Ranking Member Sam Johnson (R-TX) said that the GPO and WEP “were enacted to help ensure that workers who pay into a government retirement system outside of Social Security are treated no better than those who work in jobs covered by Social Security…To repeal those two provisions of law would be to give an unfair bonus to individuals who work in jobs not covered by Social Security. Also, the repeal of those two provisions would cost taxpayers roughly $80 billion over 10 years.” He applauded the Public Servant Retirement Protection Act (H.R. 2772), introduced by Rep. Kevin Brady (R-TX). “Under Mr. Brady’s legislation the Social Security retirement benefits of people who worked in and outside of Social Security are calculated using the standard benefit formula that applies to those who worked in jobs only covered by Social Security.” He added, “Public servants…would be given credit for their work in jobs covered by Social Security in the same manner as all other working Americans no better and no worse. The preliminary 10-year cost of Mr. Brady’s proposal is under $5 billion…[and it] reflects a fair treatment of those who have paid into two retirement systems.”

Joseph Rugola, international vice president of the American Federation of State, County and Municipal Employees, testified, “Individuals hit the hardest by these two provisions [the GPO and WEP] are low- and moderate-income women, particularly widows. He added, “About 75 percent of public pensioners affected by the GPO are women. Of these, 85 percent lost their entire spousal Social Security benefits…Many of these employees retire after a full-length career, but may have worked only a 30-hour week, a pattern we call ‘short hours.’ Others may have had less than a full career, say 15 or 20 years following child rearing or divorce. Most of those adversely affected are women who began their careers expecting to retire with both a public pension and a Social Security spousal benefit. It’s a shock when they realize that they will not receive a much-needed portion of their expected retirement income.”
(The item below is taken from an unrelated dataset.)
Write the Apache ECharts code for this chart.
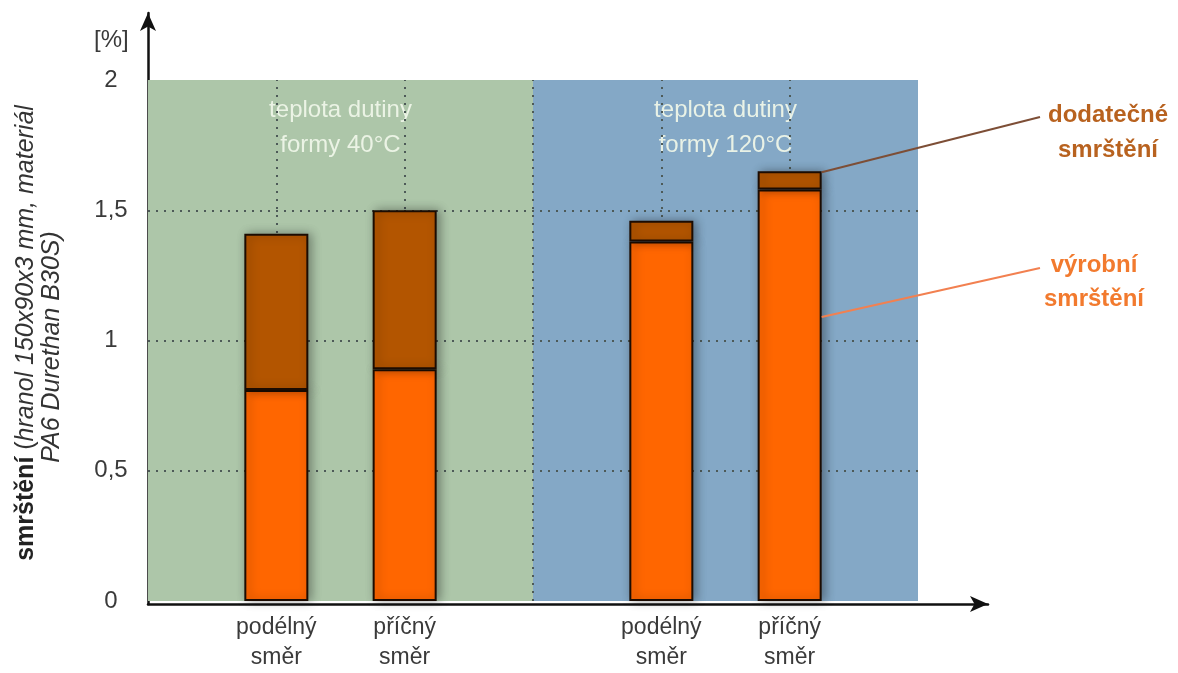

Joan Entmacher, vice president and director of Family Economic Security at the National Women’s Law Center, testified in support of increasing the minimum benefit for retirees with low lifetime earnings and improving the benefits for surviving spouses. “In 2006, Social Security reduced the number of poor elderly women by 7.7 million, and the number of poor elderly men by 4.9 million…Social Security provides 90 percent or more of the retirement income for nearly half (46 percent) of all single women 65 and older who receive Social Security, over half (55 percent) of black single women 65 and older, and six out of ten single Hispanic women 65 and older,” she said. Ninety-eight percent of the recipients of spousal benefits are women, but Ms. Entmacher testified that Social Security benefits “drop substantially at widowhood, by 33 percent to 50 percent…Increasing the survivor benefit to 75 percent of the couple’s benefits could increase benefits for many surviving spouses, other things being equal.” To increase the minimum benefit for retirees, she recommended lowering the number of years required to get a higher benefit, providing credits for years of child care, and increasing the benefit for each year worked.

David A. Rust, acting deputy commissioner for Disability and Income Security Programs at the Social Security Administration; Laura R. Haltzel, specialist in social legislation with the Congressional Research Service; Frances Rosenfield, on behalf of the National Association of Postmasters; Margaret Cagle, a teacher with the Los Angeles Unified School District; John O’Sullivan, secretary-treasurer of the Texas American Federation of Teachers; Terry Moakley, vice president for public affairs with the United Spinal Association; and Sue Melton, state president of the Association of Texas Professional Educators, also testified.